Several entrepreneurs across the business landscape have launched and grown startups time and again. You may have started a company of your own, but are you sure it falls under the startup paradigm? How do you figure this out? There is a difference between startups and small businesses.
Firstly, startups are not smaller versions of large corporations. They’re organizations that search for repeatable and scalable business models that can be executed quickly while impacting the market.
Small businesses look for business models that work from day one and not that work down the line as they are self-sustaining organizations that generate revenue from day one. They don’t require major investments and bring relatively small amounts of sales with lesser employees.
How to figure out your company is a startup?
Startups aim to disrupt and take over the market with an impactful business model. They require initial investments which do not generate immediate results. Therefore, startups usually are not profitable in their initial years and some never even reach profitability.
Startups look for the right business model which scales to enormous heights in a massive market as quickly as possible.
Startups look for major investments headlong. They look for investors who are looking to take risky major investments but choose who they pitch their confidence in.
Startup India Scheme
It is an initiative of the Government of India, first announced by Prime Minister, Narendra Modi. It focuses on three areas:
Simplification and handholding; funding support and incentives; Industry-Academia Partnership and Incubation. It also plans to discard restrictive policies like License Raj, Land Permissions, Environmental Clearances, etc.

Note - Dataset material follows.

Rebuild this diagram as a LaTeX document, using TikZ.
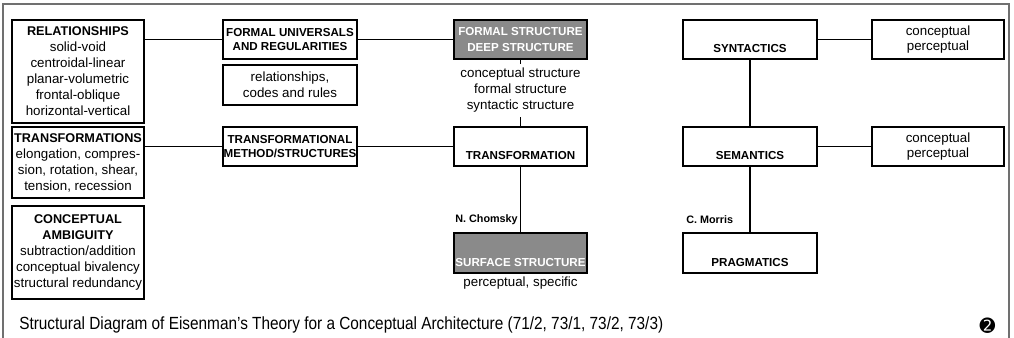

Under this scheme, the government launched the I-MADE program, to help Indian entrepreneurs build 1 million mobile app start-ups, and the MUDRA Bank’s scheme to provide microfinance, low-interest rate loans and over 75 startup support hubs across Indian Institutions. The Department for Promotion of Industry and Internal Trade (DPIIT) coordinates implementation of Startup India initiative with Government Departments. DPIIT recognition gives access to a host of tax benefits, easier compliance and IPR fast-tracking.
For DPIIT startup recognition your company must follow the following criteria:
Period of operations should not be exceeding 10 years from Date of Incorporation
Must be incorporated as a Private Limited Company/Registered Partnership Firm/Limited Liability Partnership
Annual turnover should not exceed Rs. 100 crores for any financial year since incorporation
Entity cannot be formed by splitting or reconstructing an already existing business
Should work towards development or improvement of a product, process or service with a scalable business model, high potential for creation of wealth and employment
The Government of India has made substantial progress in making the Startup India initiative a reality boosting the entrepreneurial spirit across India.